Seine Fotos und Reportagen über das Ruhrgebiet erschienen zum ersten Mal 1930 im renommierten S. Fischer Verlag. Nun wurden sie vom Bonner Weidle Verlag unter dem Originaltitel "Schwarzes Revier" wieder aufgelegt. Die Neuausgabe, auch als Begleitbuch zur Ausstellung lesbar, ist ästhetisch sehr ansprechend gestaltet und inhaltlich – mit Informationen über den Autor und einem üppigen Nachwort versehen – vorzüglich ergänzt. Dem Verlag gelingt gleich zweierlei: Er macht erneut - 2001 veröffentlichte er bereits Hausers "Donner über dem Meer" von 1929 - auf einen heute weithin unbekannten Autor aufmerksam, den zu lesen sich unbedingt lohnt. Und er macht die erste zusammenhängende Fotoreportage über das Ruhrgebiet zu erschwinglichem Preis wieder zugänglich; die Originalausgabe kann man nur antiquarisch ab 200 Euro erstehen.

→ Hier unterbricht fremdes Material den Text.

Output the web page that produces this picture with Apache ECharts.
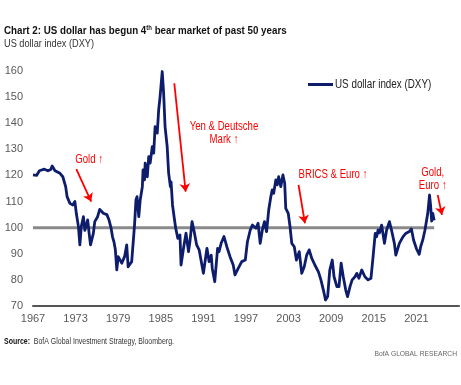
<!DOCTYPE html>
<html><head><meta charset="utf-8">
<script src="https://cdn.jsdelivr.net/npm/echarts@6/dist/echarts.min.js"></script>
<style>html,body{margin:0;padding:0;background:#fff}#c{width:461px;height:385px}</style>
</head><body><div id="c"></div>
<script>
// US dollar index (DXY)
const years = [
  1967.0,1967.5,1967.9,1968.6,1969.1,1969.5,1969.7,1970.1,1970.8,1971.2,
  1971.6,1971.8,1972.2,1972.6,1972.9,1973.1,1973.4,1973.6,1973.8,1974.1,
  1974.3,1974.7,1974.9,1975.1,1975.5,1975.7,1976.1,1976.4,1976.9,1977.4,
  1977.7,1978.0,1978.2,1978.4,1978.6,1978.8,1979.0,1979.2,1979.5,1979.9,
  1980.2,1980.4,1980.6,1980.9,1981.1,1981.3,1981.5,1981.65,1981.9,1982.1,
  1982.4,1982.5,1982.7,1982.8,1983.1,1983.3,1983.5,1983.8,1984.0,1984.2,
  1984.5,1984.7,1984.9,1985.2,1985.4,1985.6,1985.9,1986.1,1986.35,1986.45,
  1986.65,1986.9,1987.1,1987.4,1987.7,1987.85,1988.2,1988.55,1988.9,1989.1,
  1989.4,1989.7,1990.05,1990.4,1990.7,1991.0,1991.5,1991.8,1992.1,1992.25,
  1992.6,1993.0,1993.2,1993.5,1993.9,1994.3,1994.75,1995.2,1995.45,1995.9,
  1996.4,1996.9,1997.2,1997.6,1997.9,1998.4,1998.7,1999.0,1999.3,1999.6,
  1999.9,2000.2,2000.5,2000.7,2000.9,2001.2,2001.4,2001.6,2001.9,2002.2,
  2002.45,2002.6,2002.95,2003.2,2003.45,2003.8,2004.1,2004.5,2004.85,2005.2,
  2005.55,2005.9,2006.25,2006.7,2007.2,2007.55,2007.9,2008.2,2008.5,2008.8,
  2009.15,2009.4,2009.8,2010.1,2010.4,2010.7,2011.05,2011.3,2011.65,2011.95,
  2012.35,2012.6,2012.9,2013.3,2013.75,2014.2,2014.6,2014.9,2015.2,2015.4,
  2015.6,2015.8,2016.1,2016.5,2016.8,2017.2,2017.5,2017.9,2018.1,2018.6,
  2019.1,2019.5,2020.0,2020.3,2020.6,2021.0,2021.4,2021.6,2021.9,2022.2,
  2022.6,2022.85,2023.0,2023.15,2023.3,2023.5
];
const dxy = [
  120.2,120.0,121.8,122.4,121.8,122.3,123.6,121.8,120.8,119.5,
  115.7,111.9,109.3,108.7,110.0,105.5,100.4,93.4,100.4,104.2,
  99.0,103.0,98.0,93.4,97.8,102.3,104.2,107.0,105.5,105.0,
  103.0,99.8,96.5,94.6,91.5,83.8,88.9,89.3,86.4,88.9,
  93.4,85.0,85.5,87.0,94.0,101.0,110.6,111.9,104.2,110.6,
  115.7,122.1,118.3,124.7,119.5,127.2,124.7,131.0,128.5,138.7,
  136.2,145.1,150.2,159.8,151.5,138.7,131.0,121.0,115.7,117.5,
  108.7,103.6,99.8,95.9,97.2,85.7,92.1,97.9,90.8,94.6,
  102.3,98.5,93.4,91.5,87.0,82.5,92.1,87.0,89.5,84.4,
  79.3,92.1,90.8,94.0,96.6,92.7,88.9,85.7,81.9,84.4,
  87.0,87.6,94.6,99.1,101.0,99.8,101.7,94.0,99.1,102.3,
  98.5,106.8,111.9,114.5,113.2,118.3,116.4,119.5,115.7,120.2,
  117.0,107.4,105.5,100.4,94.0,92.7,87.6,90.8,82.5,85.0,
  89.5,91.5,88.3,85.7,83.1,80.0,76.1,72.3,73.6,83.8,
  87.6,81.2,77.4,77.4,86.4,81.2,76.1,73.6,77.4,80.0,
  81.2,82.5,80.6,83.8,81.2,80.0,80.6,88.9,97.8,96.5,
  99.1,98.0,101.0,94.0,99.0,102.3,99.0,94.0,89.5,94.0,
  96.5,97.8,98.5,99.5,95.3,92.0,89.8,92.7,95.3,99.0,
  105.5,112.5,108.5,102.5,105.5,102.8
];
const baseline = 100;
const seriesName = 'US dollar index (DXY)';

// annotations (data coordinates)
const noteTexts = ['Gold ↑', 'Yen & Deutsche\nMark ↑', 'BRICS & Euro ↑', 'Gold,\nEuro ↑'];
const notePos = [[1974.9, 125.9], [1993.9, 136.0], [2009.25, 120.2], [2023.3, 118.5]];
const arrowFrom = [[1973.1, 122.4], [1986.9, 155.3], [2004.4, 116.4], [2024.0, 112.5]];
const arrowTo = [[1975.2, 110.0], [1988.5, 113.8], [2005.3, 101.7], [2024.6, 104.9]];

const FONT = "'Liberation Sans', Arial, sans-serif";
const RED = '#ff0000';
const NAVY = '#0d1d6c';

const chart = echarts.init(document.getElementById('c'));
chart.setOption({
  animation: false,
  backgroundColor: '#fff',
  textStyle: { fontFamily: FONT },
  graphic: [
    { type: 'text', x: 4, y: 31, scaleX: 0.85, silent: true,
      style: { text: '{b|Chart 2: US dollar has begun 4}{sup|th}{b| bear market of past 50 years}',
        verticalAlign: 'middle', align: 'left',
        rich: {
          b: { fontFamily: FONT, fontWeight: 'bold', fontSize: 11.5, fill: '#111' },
          sup: { fontFamily: FONT, fontWeight: 'bold', fontSize: 7, fill: '#111', verticalAlign: 'top' }
        } } },
    { type: 'text', x: 4, y: 44, scaleX: 0.8, silent: true,
      style: { text: 'US dollar index (DXY)', fontFamily: FONT, fontSize: 11.5, fill: '#333', verticalAlign: 'middle', align: 'left' } },
    { type: 'text', x: 4, y: 342, scaleX: 0.82, silent: true,
      style: { text: '{b|Source:}{r|  BofA Global Investment Strategy, Bloomberg.}', verticalAlign: 'middle', align: 'left',
        rich: {
          b: { fontFamily: FONT, fontWeight: 'bold', fontSize: 8.5, fill: '#111' },
          r: { fontFamily: FONT, fontSize: 8.5, fill: '#333' }
        } } },
    { type: 'text', x: 457, y: 354, scaleX: 0.84, silent: true,
      style: { text: 'BofA GLOBAL RESEARCH', fontFamily: FONT, fontSize: 8, fill: '#666', verticalAlign: 'middle', align: 'right' } },
    // legend
    { type: 'line', silent: true, shape: { x1: 308, y1: 84.5, x2: 333, y2: 84.5 }, style: { stroke: NAVY, lineWidth: 3 } },
    { type: 'text', x: 335, y: 84.5, scaleX: 0.82, silent: true,
      style: { text: seriesName, fontFamily: FONT, fontSize: 12, fill: '#222', verticalAlign: 'middle', align: 'left' } }
  ],
  grid: { left: 33, right: 2, top: 71, bottom: 79 },
  xAxis: {
    type: 'value', min: 1967, max: 2027, interval: 6,
    splitLine: { show: false }, axisTick: { show: false },
    axisLine: { lineStyle: { color: '#555', width: 2 } },
    axisLabel: { showMaxLabel: false, color: '#595959', fontSize: 11, margin: 7, fontFamily: FONT,
      formatter: v => String(v) }
  },
  yAxis: {
    type: 'value', min: 70, max: 160, interval: 10,
    splitLine: { show: false }, axisTick: { show: false }, axisLine: { show: false },
    axisLabel: { color: '#595959', fontSize: 11, margin: 10, fontFamily: FONT }
  },
  series: [
    { name: 'base', type: 'line', symbol: 'none', silent: true, z: 1,
      data: [[years[0], baseline], [years[years.length - 1], baseline]],
      lineStyle: { color: '#8a8a8a', width: 3 } },
    { name: seriesName, type: 'line', symbol: 'none', z: 3,
      data: years.map((y, i) => [y, dxy[i]]),
      lineStyle: { color: NAVY, width: 2.8, join: 'round' }, itemStyle: { color: NAVY } },
    { name: 'arrows', type: 'lines', coordinateSystem: 'cartesian2d', z: 4,
      symbol: ['none', 'arrow'], symbolSize: 8,
      lineStyle: { color: RED, width: 1.8, opacity: 1 },
      data: arrowFrom.map((p, i) => ({ coords: [p, arrowTo[i]] })) },
    { name: 'notes', type: 'custom', z: 5, silent: true,
      data: notePos,
      renderItem: (params, api) => {
        const p = api.coord([api.value(0), api.value(1)]);
        return { type: 'text', x: p[0], y: p[1], scaleX: 0.8,
          style: { text: noteTexts[params.dataIndex], fill: RED, fontFamily: FONT, fontSize: 12,
            lineHeight: 13, align: 'center', verticalAlign: 'middle' } };
      } }
  ]
});
</script></body></html>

Im Vorwort gibt Heinrich Hauser an, das Ruhrgebiet als "Arbeiter im Hüttenwerk, als Seemann auf Erzschiffen, als Journalist und Photograph" kennengelernt zu haben. Sechs Jahre habe er dort gelebt, 6000 Kilometer hinter dem Steuerrad seines Cabriolets in der Gegend zwischen Dortmund und Düsseldorf zugebracht. Das ist, gleicht man diese Angaben mit Hausers Lebenslauf ab, schlicht übertrieben, trotzdem spiegeln seine Berichte die elementaren Kräfte, denen er im Revier begegnet, das Monströse der damals chaotischen Industrielandschaft mit ihren gigantischen sozialen Verwerfungen.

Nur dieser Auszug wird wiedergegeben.